## Given information
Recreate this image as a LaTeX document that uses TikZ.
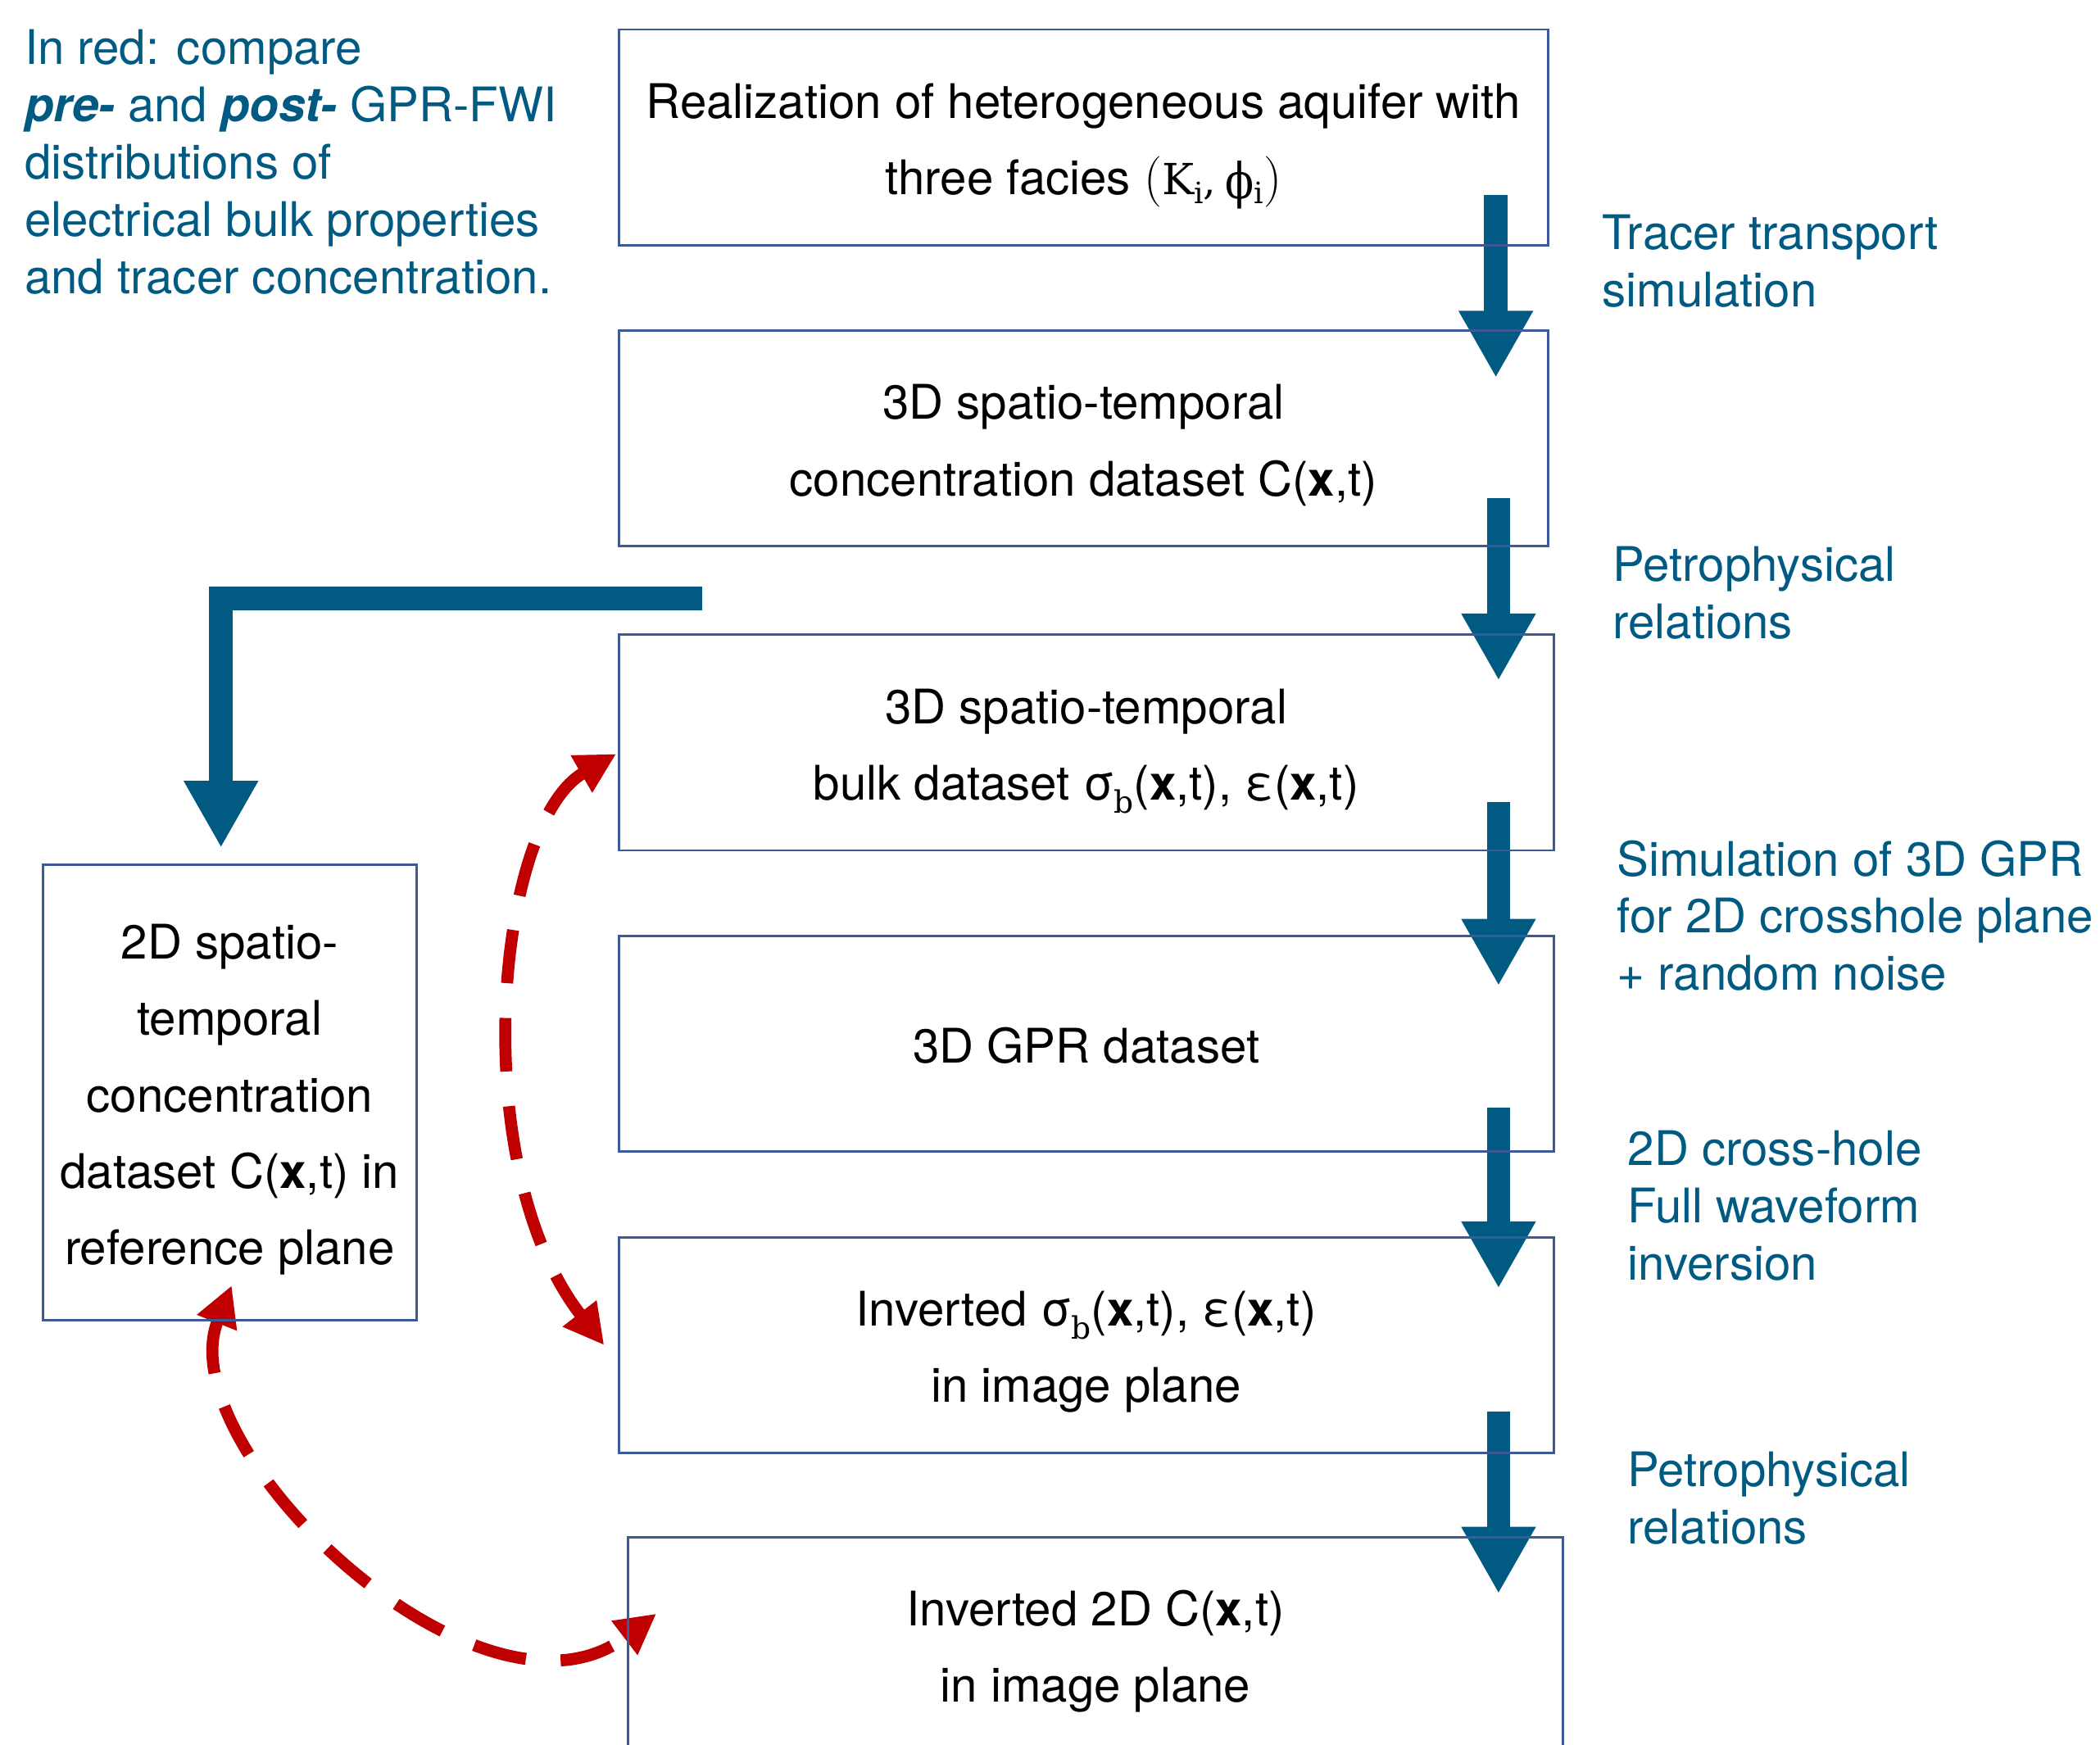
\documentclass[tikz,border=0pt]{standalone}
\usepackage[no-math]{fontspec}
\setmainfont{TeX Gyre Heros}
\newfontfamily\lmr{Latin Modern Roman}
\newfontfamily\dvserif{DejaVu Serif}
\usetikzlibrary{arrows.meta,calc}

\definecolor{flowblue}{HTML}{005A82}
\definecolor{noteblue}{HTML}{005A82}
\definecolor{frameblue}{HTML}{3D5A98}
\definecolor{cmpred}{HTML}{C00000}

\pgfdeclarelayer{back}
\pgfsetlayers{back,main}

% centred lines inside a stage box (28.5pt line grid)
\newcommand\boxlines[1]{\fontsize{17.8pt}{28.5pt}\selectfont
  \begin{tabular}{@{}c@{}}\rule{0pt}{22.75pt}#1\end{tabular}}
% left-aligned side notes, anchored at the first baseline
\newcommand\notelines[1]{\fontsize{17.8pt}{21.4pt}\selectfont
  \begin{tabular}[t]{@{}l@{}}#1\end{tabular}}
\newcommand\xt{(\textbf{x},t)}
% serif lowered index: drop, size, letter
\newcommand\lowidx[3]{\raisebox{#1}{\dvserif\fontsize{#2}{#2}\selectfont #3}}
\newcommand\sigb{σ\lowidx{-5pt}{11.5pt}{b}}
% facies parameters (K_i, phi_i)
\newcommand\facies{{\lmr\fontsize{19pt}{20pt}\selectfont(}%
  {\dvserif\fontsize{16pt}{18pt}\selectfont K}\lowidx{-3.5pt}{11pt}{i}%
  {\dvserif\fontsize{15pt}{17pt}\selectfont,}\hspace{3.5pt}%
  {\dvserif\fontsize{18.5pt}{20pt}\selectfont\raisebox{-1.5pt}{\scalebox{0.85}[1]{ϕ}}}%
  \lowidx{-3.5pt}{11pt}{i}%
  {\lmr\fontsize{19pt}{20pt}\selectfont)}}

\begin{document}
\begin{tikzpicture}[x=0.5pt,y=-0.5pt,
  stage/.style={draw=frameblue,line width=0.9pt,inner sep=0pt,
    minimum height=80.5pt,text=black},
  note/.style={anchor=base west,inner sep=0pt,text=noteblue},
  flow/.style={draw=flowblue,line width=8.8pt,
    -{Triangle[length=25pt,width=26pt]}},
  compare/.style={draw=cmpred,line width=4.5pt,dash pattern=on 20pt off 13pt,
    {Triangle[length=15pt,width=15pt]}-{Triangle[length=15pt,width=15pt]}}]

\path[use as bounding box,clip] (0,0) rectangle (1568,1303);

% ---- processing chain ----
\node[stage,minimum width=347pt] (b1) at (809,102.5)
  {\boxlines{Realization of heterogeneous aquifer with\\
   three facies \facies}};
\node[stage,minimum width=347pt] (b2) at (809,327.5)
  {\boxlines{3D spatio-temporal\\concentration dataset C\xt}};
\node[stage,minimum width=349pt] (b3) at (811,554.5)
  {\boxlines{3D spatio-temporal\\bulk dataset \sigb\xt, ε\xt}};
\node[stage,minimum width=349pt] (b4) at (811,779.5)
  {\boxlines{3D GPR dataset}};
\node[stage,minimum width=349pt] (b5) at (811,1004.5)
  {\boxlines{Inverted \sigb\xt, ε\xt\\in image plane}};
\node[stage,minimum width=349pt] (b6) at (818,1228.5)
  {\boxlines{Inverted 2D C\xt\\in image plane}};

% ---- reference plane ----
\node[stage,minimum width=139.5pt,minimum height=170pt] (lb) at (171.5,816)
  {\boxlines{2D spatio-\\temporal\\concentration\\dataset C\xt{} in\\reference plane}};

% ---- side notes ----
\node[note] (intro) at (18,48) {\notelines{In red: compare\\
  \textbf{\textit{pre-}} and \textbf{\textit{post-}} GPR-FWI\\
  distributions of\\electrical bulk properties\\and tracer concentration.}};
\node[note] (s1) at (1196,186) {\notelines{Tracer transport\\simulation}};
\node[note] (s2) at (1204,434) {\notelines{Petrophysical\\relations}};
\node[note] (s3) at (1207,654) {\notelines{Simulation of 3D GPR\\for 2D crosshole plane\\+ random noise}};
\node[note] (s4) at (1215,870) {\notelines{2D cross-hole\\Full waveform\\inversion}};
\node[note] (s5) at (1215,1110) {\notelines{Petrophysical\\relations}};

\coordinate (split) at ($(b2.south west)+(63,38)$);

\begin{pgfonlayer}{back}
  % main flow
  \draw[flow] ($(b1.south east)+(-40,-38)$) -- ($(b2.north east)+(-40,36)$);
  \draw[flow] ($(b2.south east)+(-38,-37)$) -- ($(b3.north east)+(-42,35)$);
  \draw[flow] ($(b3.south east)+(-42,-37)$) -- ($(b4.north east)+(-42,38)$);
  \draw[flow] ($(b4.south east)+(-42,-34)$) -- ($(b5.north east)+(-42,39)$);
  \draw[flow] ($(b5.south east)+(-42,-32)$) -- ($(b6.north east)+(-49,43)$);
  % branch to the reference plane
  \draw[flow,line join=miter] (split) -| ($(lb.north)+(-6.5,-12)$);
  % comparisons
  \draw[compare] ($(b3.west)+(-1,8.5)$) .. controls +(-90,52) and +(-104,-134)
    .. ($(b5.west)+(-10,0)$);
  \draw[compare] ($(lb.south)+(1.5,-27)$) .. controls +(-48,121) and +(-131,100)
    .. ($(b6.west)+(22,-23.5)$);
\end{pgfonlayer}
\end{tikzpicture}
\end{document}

## Task goal
Extract the full listing exactly, with the pictures left out.

## Answer in full
Recreate this image as a LaTeX document that uses TikZ.
\documentclass[tikz,border=0pt]{standalone}
\usepackage[no-math]{fontspec}
\setmainfont{TeX Gyre Heros}
\newfontfamily\lmr{Latin Modern Roman}
\newfontfamily\dvserif{DejaVu Serif}
\usetikzlibrary{arrows.meta,calc}

\definecolor{flowblue}{HTML}{005A82}
\definecolor{noteblue}{HTML}{005A82}
\definecolor{frameblue}{HTML}{3D5A98}
\definecolor{cmpred}{HTML}{C00000}

\pgfdeclarelayer{back}
\pgfsetlayers{back,main}

% centred lines inside a stage box (28.5pt line grid)
\newcommand\boxlines[1]{\fontsize{17.8pt}{28.5pt}\selectfont
  \begin{tabular}{@{}c@{}}\rule{0pt}{22.75pt}#1\end{tabular}}
% left-aligned side notes, anchored at the first baseline
\newcommand\notelines[1]{\fontsize{17.8pt}{21.4pt}\selectfont
  \begin{tabular}[t]{@{}l@{}}#1\end{tabular}}
\newcommand\xt{(\textbf{x},t)}
% serif lowered index: drop, size, letter
\newcommand\lowidx[3]{\raisebox{#1}{\dvserif\fontsize{#2}{#2}\selectfont #3}}
\newcommand\sigb{σ\lowidx{-5pt}{11.5pt}{b}}
% facies parameters (K_i, phi_i)
\newcommand\facies{{\lmr\fontsize{19pt}{20pt}\selectfont(}%
  {\dvserif\fontsize{16pt}{18pt}\selectfont K}\lowidx{-3.5pt}{11pt}{i}%
  {\dvserif\fontsize{15pt}{17pt}\selectfont,}\hspace{3.5pt}%
  {\dvserif\fontsize{18.5pt}{20pt}\selectfont\raisebox{-1.5pt}{\scalebox{0.85}[1]{ϕ}}}%
  \lowidx{-3.5pt}{11pt}{i}%
  {\lmr\fontsize{19pt}{20pt}\selectfont)}}

\begin{document}
\begin{tikzpicture}[x=0.5pt,y=-0.5pt,
  stage/.style={draw=frameblue,line width=0.9pt,inner sep=0pt,
    minimum height=80.5pt,text=black},
  note/.style={anchor=base west,inner sep=0pt,text=noteblue},
  flow/.style={draw=flowblue,line width=8.8pt,
    -{Triangle[length=25pt,width=26pt]}},
  compare/.style={draw=cmpred,line width=4.5pt,dash pattern=on 20pt off 13pt,
    {Triangle[length=15pt,width=15pt]}-{Triangle[length=15pt,width=15pt]}}]

\path[use as bounding box,clip] (0,0) rectangle (1568,1303);

% ---- processing chain ----
\node[stage,minimum width=347pt] (b1) at (809,102.5)
  {\boxlines{Realization of heterogeneous aquifer with\\
   three facies \facies}};
\node[stage,minimum width=347pt] (b2) at (809,327.5)
  {\boxlines{3D spatio-temporal\\concentration dataset C\xt}};
\node[stage,minimum width=349pt] (b3) at (811,554.5)
  {\boxlines{3D spatio-temporal\\bulk dataset \sigb\xt, ε\xt}};
\node[stage,minimum width=349pt] (b4) at (811,779.5)
  {\boxlines{3D GPR dataset}};
\node[stage,minimum width=349pt] (b5) at (811,1004.5)
  {\boxlines{Inverted \sigb\xt, ε\xt\\in image plane}};
\node[stage,minimum width=349pt] (b6) at (818,1228.5)
  {\boxlines{Inverted 2D C\xt\\in image plane}};

% ---- reference plane ----
\node[stage,minimum width=139.5pt,minimum height=170pt] (lb) at (171.5,816)
  {\boxlines{2D spatio-\\temporal\\concentration\\dataset C\xt{} in\\reference plane}};

% ---- side notes ----
\node[note] (intro) at (18,48) {\notelines{In red: compare\\
  \textbf{\textit{pre-}} and \textbf{\textit{post-}} GPR-FWI\\
  distributions of\\electrical bulk properties\\and tracer concentration.}};
\node[note] (s1) at (1196,186) {\notelines{Tracer transport\\simulation}};
\node[note] (s2) at (1204,434) {\notelines{Petrophysical\\relations}};
\node[note] (s3) at (1207,654) {\notelines{Simulation of 3D GPR\\for 2D crosshole plane\\+ random noise}};
\node[note] (s4) at (1215,870) {\notelines{2D cross-hole\\Full waveform\\inversion}};
\node[note] (s5) at (1215,1110) {\notelines{Petrophysical\\relations}};

\coordinate (split) at ($(b2.south west)+(63,38)$);

\begin{pgfonlayer}{back}
  % main flow
  \draw[flow] ($(b1.south east)+(-40,-38)$) -- ($(b2.north east)+(-40,36)$);
  \draw[flow] ($(b2.south east)+(-38,-37)$) -- ($(b3.north east)+(-42,35)$);
  \draw[flow] ($(b3.south east)+(-42,-37)$) -- ($(b4.north east)+(-42,38)$);
  \draw[flow] ($(b4.south east)+(-42,-34)$) -- ($(b5.north east)+(-42,39)$);
  \draw[flow] ($(b5.south east)+(-42,-32)$) -- ($(b6.north east)+(-49,43)$);
  % branch to the reference plane
  \draw[flow,line join=miter] (split) -| ($(lb.north)+(-6.5,-12)$);
  % comparisons
  \draw[compare] ($(b3.west)+(-1,8.5)$) .. controls +(-90,52) and +(-104,-134)
    .. ($(b5.west)+(-10,0)$);
  \draw[compare] ($(lb.south)+(1.5,-27)$) .. controls +(-48,121) and +(-131,100)
    .. ($(b6.west)+(22,-23.5)$);
\end{pgfonlayer}
\end{tikzpicture}
\end{document}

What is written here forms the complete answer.